__WHAT THIS TASK INVOLVES__. Look at the data below and print exactly the lines from its first line through the line with "plt.rcParams['mathtext.bf'] = 'Lato:bold'"; the pictures stay out of the copy.

__DATASET SECTION__.
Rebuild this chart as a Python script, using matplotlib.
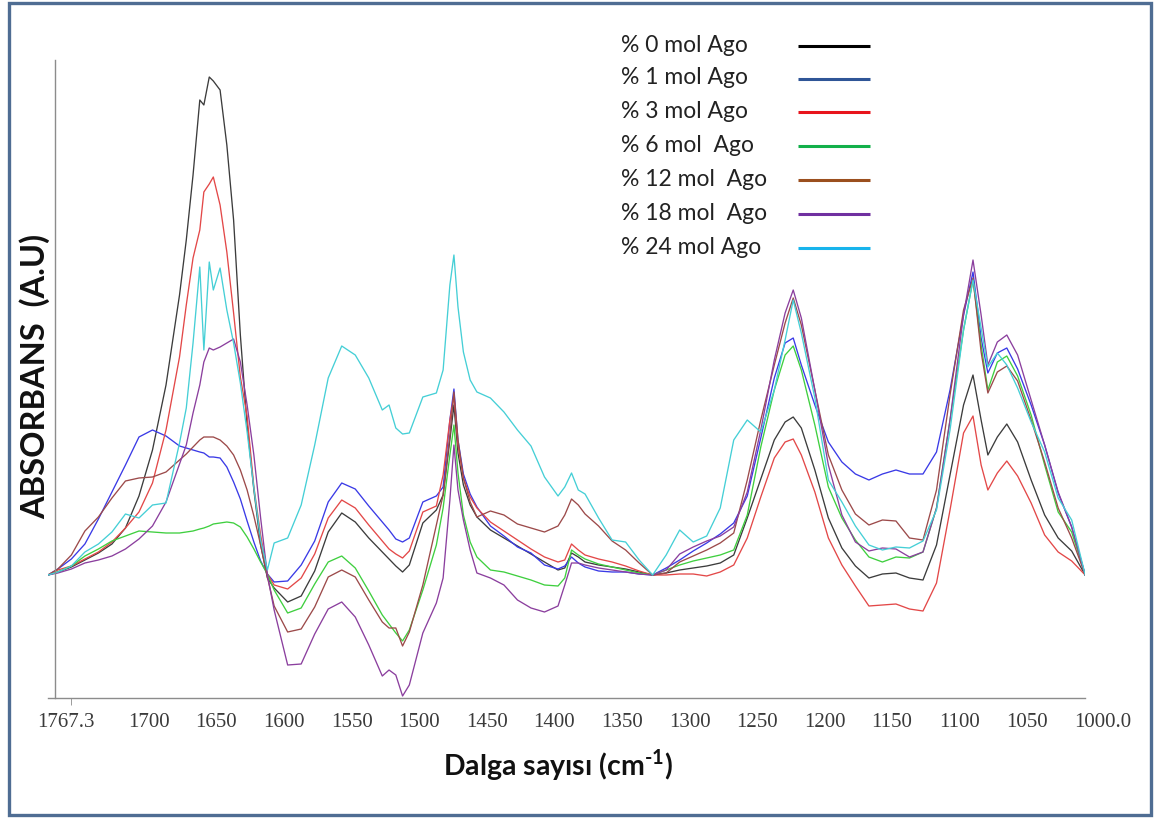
import matplotlib.pyplot as plt
from matplotlib.transforms import ScaledTranslation
from matplotlib.patches import Rectangle

plt.rcParams['mathtext.fontset'] = 'custom'
plt.rcParams['mathtext.rm'] = 'Lato:bold'
plt.rcParams['mathtext.bf'] = 'Lato:bold'

# common wavenumber grid (cm-1)
wavenumber = [1767.3, 1760, 1750, 1740, 1730, 1720, 1710, 1700, 1690, 1680,
              1670, 1665, 1660, 1655, 1652, 1648, 1645, 1640, 1635, 1630,
              1625, 1620, 1615, 1610, 1605, 1600, 1590, 1580, 1570, 1560,
              1550, 1540, 1530, 1520, 1515, 1510, 1505, 1500, 1490, 1480,
              1475, 1470, 1467, 1464, 1460, 1455, 1450, 1440, 1430, 1420,
              1410, 1400, 1390, 1385, 1380, 1375, 1370, 1360, 1350, 1340,
              1330, 1320, 1310, 1300, 1290, 1280, 1270, 1260, 1250, 1240,
              1230, 1222, 1216, 1210, 1200, 1190, 1180, 1170, 1160, 1150,
              1140, 1130, 1120, 1110, 1100, 1090, 1083, 1077, 1072, 1065,
              1058, 1050, 1040, 1030, 1020, 1010, 1000]

# baseline-corrected absorbance (x1000, arbitrary units)
ago_0 = [0, 6, 16, 30, 44, 62, 94, 158, 250, 380,
         560, 670, 800, 950, 940, 996, 988, 970, 860, 710,
         480, 300, 170, 60, -6, -26, -54, -42, 8, 86,
         124, 106, 74, 46, 32, 18, 6, 20, 104, 130,
         160, 270, 340, 244, 180, 140, 116, 90, 74, 58,
         42, 26, 10, 14, 44, 36, 26, 20, 16, 12,
         6, 0, 4, 10, 14, 18, 24, 40, 114, 192,
         270, 306, 316, 294, 210, 114, 54, 18, -6, 2,
         4, -6, -10, 60, 200, 340, 400, 310, 240, 276,
         302, 266, 190, 120, 74, 48, 0]
ago_1 = [0, 12, 32, 62, 112, 166, 220, 276, 290, 278,
         258, 254, 250, 246, 244, 236, 236, 234, 216, 186,
         152, 108, 66, 28, 2, -14, -12, 20, 68, 146,
         184, 172, 138, 106, 90, 72, 66, 74, 146, 158,
         176, 310, 372, 270, 202, 162, 136, 98, 78, 56,
         44, 20, 12, 18, 36, 24, 16, 8, 6, 6,
         2, 0, 14, 30, 48, 64, 82, 104, 158, 274,
         394, 464, 474, 420, 340, 266, 226, 202, 190, 202,
         210, 202, 202, 246, 370, 520, 606, 474, 404, 444,
         454, 412, 340, 260, 164, 96, 0]
ago_3 = [0, 10, 18, 32, 46, 66, 94, 126, 184, 290,
         436, 540, 634, 690, 766, 782, 796, 740, 646, 524,
         396, 318, 176, 80, 2, -20, -28, -6, 42, 114,
         150, 134, 100, 68, 52, 42, 34, 48, 126, 138,
         200, 310, 358, 260, 194, 156, 134, 106, 88, 70,
         52, 36, 26, 30, 62, 50, 40, 32, 26, 18,
         8, 0, 0, 2, 2, -2, 6, 20, 74, 156,
         234, 266, 272, 240, 166, 74, 20, -22, -62, -60,
         -58, -68, -72, -16, 130, 284, 318, 220, 170, 204,
         228, 198, 144, 80, 46, 28, 0]
ago_6 = [0, 6, 18, 38, 52, 68, 78, 88, 86, 84,
         84, 86, 88, 92, 94, 98, 102, 104, 106, 104,
         96, 76, 52, 26, 2, -30, -76, -66, -18, 26,
         38, 14, -32, -80, -98, -116, -132, -110, -30, 60,
         134, 240, 300, 204, 120, 66, 36, 10, 6, -2,
         -10, -20, -22, -6, 50, 40, 32, 22, 16, 10,
         4, 0, 10, 20, 28, 34, 40, 50, 120, 256,
         370, 440, 458, 410, 300, 176, 114, 70, 36, 26,
         36, 34, 46, 134, 310, 490, 590, 460, 370, 426,
         438, 398, 320, 220, 126, 86, 0]
ago_12 = [0, 12, 40, 88, 116, 154, 188, 194, 196, 206,
          230, 242, 256, 270, 276, 276, 276, 270, 258, 240,
          210, 170, 118, 60, -4, -62, -114, -108, -64, -4,
          10, -4, -50, -94, -106, -106, -142, -114, -20, 100,
          160, 280, 366, 270, 194, 146, 116, 128, 120, 102,
          94, 86, 98, 120, 152, 140, 122, 98, 68, 50,
          24, 0, 4, 26, 38, 50, 64, 84, 190, 310,
          420, 504, 554, 500, 370, 240, 170, 122, 100, 110,
          108, 74, 70, 170, 360, 530, 594, 446, 364, 406,
          418, 388, 310, 226, 134, 74, 0]
ago_18 = [0, 4, 12, 24, 30, 38, 52, 72, 98, 146,
          222, 260, 324, 380, 426, 454, 450, 456, 464, 472,
          426, 340, 240, 114, 0, -70, -180, -178, -118, -68,
          -54, -84, -140, -202, -190, -200, -242, -220, -116, -56,
          -6, 150, 260, 170, 110, 50, 4, -6, -20, -50,
          -66, -74, -62, -20, 24, 24, 20, 14, 10, 6,
          2, 0, 10, 42, 56, 68, 78, 96, 166, 290,
          430, 524, 570, 514, 370, 220, 120, 66, 48, 54,
          52, 36, 46, 134, 310, 520, 630, 520, 420, 466,
          480, 440, 350, 260, 166, 96, 0]
ago_24 = [0, 6, 18, 46, 62, 86, 122, 114, 140, 144,
          264, 334, 464, 616, 450, 626, 570, 614, 530, 464,
          384, 286, 174, 70, 10, 64, 74, 140, 260, 394,
          458, 440, 394, 330, 340, 294, 282, 284, 356, 364,
          410, 580, 640, 536, 446, 390, 366, 354, 326, 290,
          258, 196, 158, 176, 204, 170, 162, 114, 70, 66,
          30, 0, 40, 90, 66, 78, 134, 270, 310, 286,
          370, 470, 550, 484, 354, 190, 146, 98, 60, 50,
          56, 54, 68, 130, 290, 490, 590, 494, 416, 444,
          420, 374, 306, 246, 154, 110, 0]

series = [ago_0, ago_1, ago_3, ago_6, ago_12, ago_18, ago_24]
names = ['% 0 mol Ago', '% 1 mol Ago', '% 3 mol Ago', '% 6 mol  Ago',
         '% 12 mol  Ago', '% 18 mol  Ago', '% 24 mol Ago']
line_colors = ['#3c3c3c', '#3a3ae6', '#e34848', '#3fcf3f',
               '#9c4a4a', '#8b3f9e', '#45cfd6']
key_colors = ['#000000', '#2f5597', '#e8141c', '#12b04a',
              '#9b4f1e', '#7030a0', '#18b4ec']

tick_values = [1767.3, 1700, 1650, 1600, 1550, 1500, 1450, 1400,
               1350, 1300, 1250, 1200, 1150, 1100, 1050, 1000]
tick_labels = ['1767.3', '1700', '1650', '1600', '1550', '1500', '1450', '1400',
               '1350', '1300', '1250', '1200', '1150', '1100', '1050', '1000.0']

W, H = 1157, 821
fig = plt.figure(figsize=(W / 100, H / 100), dpi=100)
ax = fig.add_axes([48 / W, 1 - 698 / H, 1037.2 / W, 638 / H])

for y, c in zip(series, line_colors):
    ax.plot(wavenumber, y, color=c, lw=0.95)

ax.set_xlim(1767.3, 1000)
ax.set_ylim(-246, 1030)
ax.set_yticks([])
for s in ['top', 'right']:
    ax.spines[s].set_visible(False)
for s in ['left', 'bottom']:
    ax.spines[s].set_color('#8c8c8c')
    ax.spines[s].set_linewidth(1.0)
ax.spines['left'].set_position(('outward', -5))

ax.set_xticks(tick_values, tick_labels)
ax.set_xticks(list(range(1750, 999, -50)), minor=True)
ax.tick_params(axis='x', which='major', length=0, pad=11, labelsize=15,
               labelcolor='#3a3a3a', labelfontfamily='Liberation Serif')
ax.tick_params(axis='x', which='minor', length=5, direction='out', color='#8c8c8c')
shift = ScaledTranslation(-0.11, 0, fig.dpi_scale_trans)
for lab in ax.get_xticklabels():
    lab.set_horizontalalignment('left')
    lab.set_transform(lab.get_transform() + shift)

fig.text(35 / W, 1 - 376 / H, 'ABSORBANS  (A.U)', rotation=90, ha='center', va='center',
         fontsize=23.5, fontweight='bold', family='Lato', color='#111111')
fig.text(558 / W, 1 - 765 / H, r'Dalga sayısı (cm$^{\text{-1}}$)', ha='center', va='center',
         fontsize=20.5, fontweight='bold', family='Lato', color='#111111')

# legend and frame drawn in figure pixel coordinates
deco = fig.add_axes([0, 0, 1, 1])
deco.set_xlim(0, W)
deco.set_ylim(H, 0)
deco.axis('off')
rows = [45, 78, 111, 145, 179, 213, 247]
for name, c, yy in zip(names, key_colors, rows):
    deco.text(621, yy, name, ha='left', va='center', fontsize=16.5, family='Lato', color='#222222')
    deco.plot([798, 870], [yy + 1, yy + 1], color=c, lw=2.2, solid_capstyle='butt')
deco.add_patch(Rectangle((8.5, 3), 1142, 812, fill=False, edgecolor='#4f6d93', lw=2.4))

fig.savefig('out.png', dpi=100)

__COMPLETE ANSWER__.
Rebuild this chart as a Python script, using matplotlib.
import matplotlib.pyplot as plt
from matplotlib.transforms import ScaledTranslation
from matplotlib.patches import Rectangle

plt.rcParams['mathtext.fontset'] = 'custom'
plt.rcParams['mathtext.rm'] = 'Lato:bold'
plt.rcParams['mathtext.bf'] = 'Lato:bold'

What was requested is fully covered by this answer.